The day has come to be labeled “Good” Friday because of the important Christian belief that through his death Jesus (PBUH) atoned for the sins of man which is the eternal goodness which he left behind for man’s salvation from the “original sin” of Adam (PBUH). The concept of sacrifice as a means of receiving forgiveness from God is again rooted in the history of worship.
As a Muslim minority living in a country surrounded by a Christian majority, it would be well for us to be not only sensitive to the religious history and sensibilities of our neighbors’ faith but be also aware of the teachings of our own faith, so we remain politely but firmly anchored in them
A few years back at a Christian college in the Chicago area, this sensitivity was painfully exposed, as we witnessed the dismissal of a popular faculty member for stepping outside the boundaries of the school’s theological understanding. It was indeed a quiet reminder of the power of these sensitivities. One must realize that sometimes our passionately held beliefs may stand in stark contradiction to the equally strongly held beliefs of another from a different faith background.
So, while this day in the popular Christian tradition, is the day when Jesus (PBUH) was condemned to die on the cross by a Jewish tribunal for allegedly claiming to be the Son of God, the Quran firmly denies he ever made such a claim. The Quran also declares that no man bears the sin of another, hence negating the concept of original sin. Through the example of Abraham (PBUH) and Ismail (PBUH) the Quran effectively also closes the door on human sacrifice as a means of atonement and forgiveness.

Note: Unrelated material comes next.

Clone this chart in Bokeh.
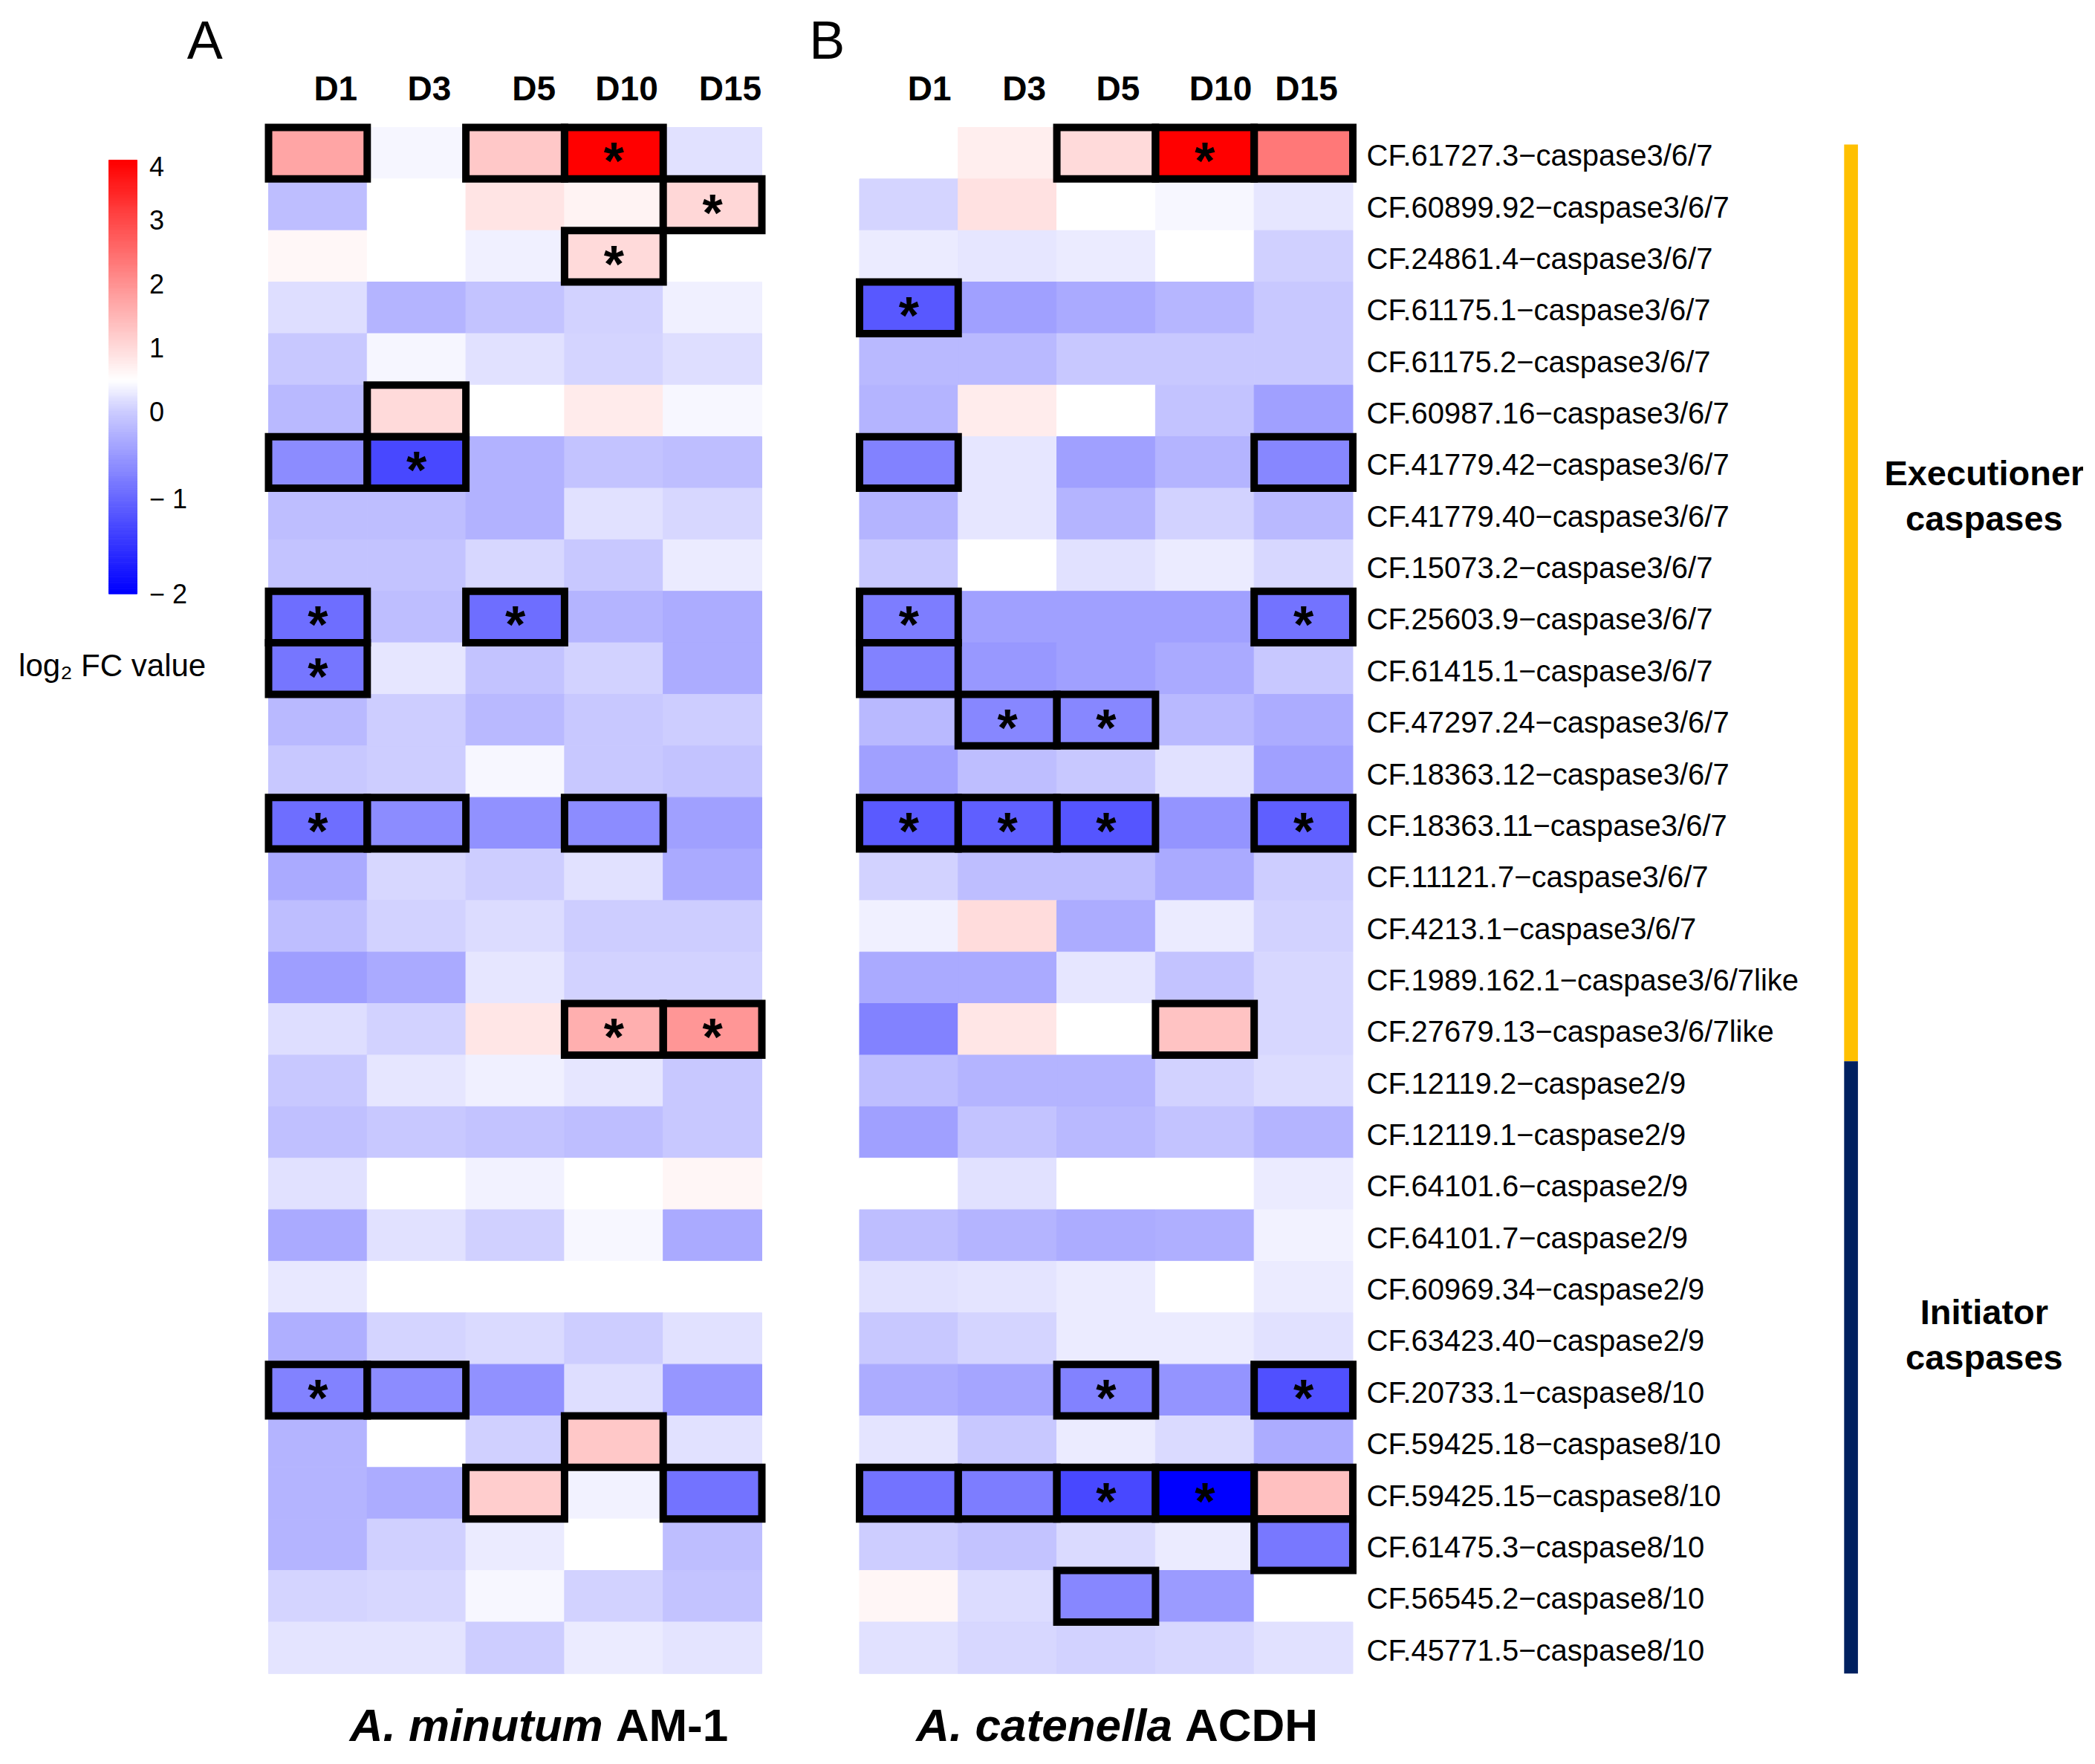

None of this should, however, strain our friendship and affection for our Christian neighbors who are clearly within their rights to own their beliefs. The Quran also reminds us to avoid compulsion in matters of faith.
At a time when our own religious sensitivities are often sorely being tested in a world, where freedom of expression has given license for the expression of hate and indignities towards religious symbols of our love and adoration, our task to exercise patience may not be easy. However, in the best traditions of our faith, being respectful of our neighbor’s beliefs, yet remaining unapologetic for ours, is the ideal to pursue, which would indeed keep us from overstepping the boundaries of both friendship and faith.
I usually remind myself to say a few words on this the holiest of days in the Christian calendar, simply because of my continued concern that we Muslims living as minority communities, whether in the West or the East, in our obsession for preserving identity, often become isolationists and indifferent of the norms of the society in which we live in.
Sadly this is one Friday when our two faith traditions do come together on a day of sanctity when there is an opportunity to at least give recognition to the sacred tradition of our neighbor’s faith, and we often miss doing so, either during our regular khutbas or our public expressions of the day.
Today neither did we have our regular Jumah gatherings in our mosques nor did they have their usual Good Friday services in their churches, due to the ongoing COVID 19 restrictions in the country. Still our digital khutbas went on, for the most part, remaining silent in recognizing this hugely important event in the religious lives of our neighbors. Clearly, if we are to become good neighbors we can and should do better. Indeed if we are to become trusted partners in faith, we will need to leave our echo chambers occasionally, to recognize and honor the religious traditions of others.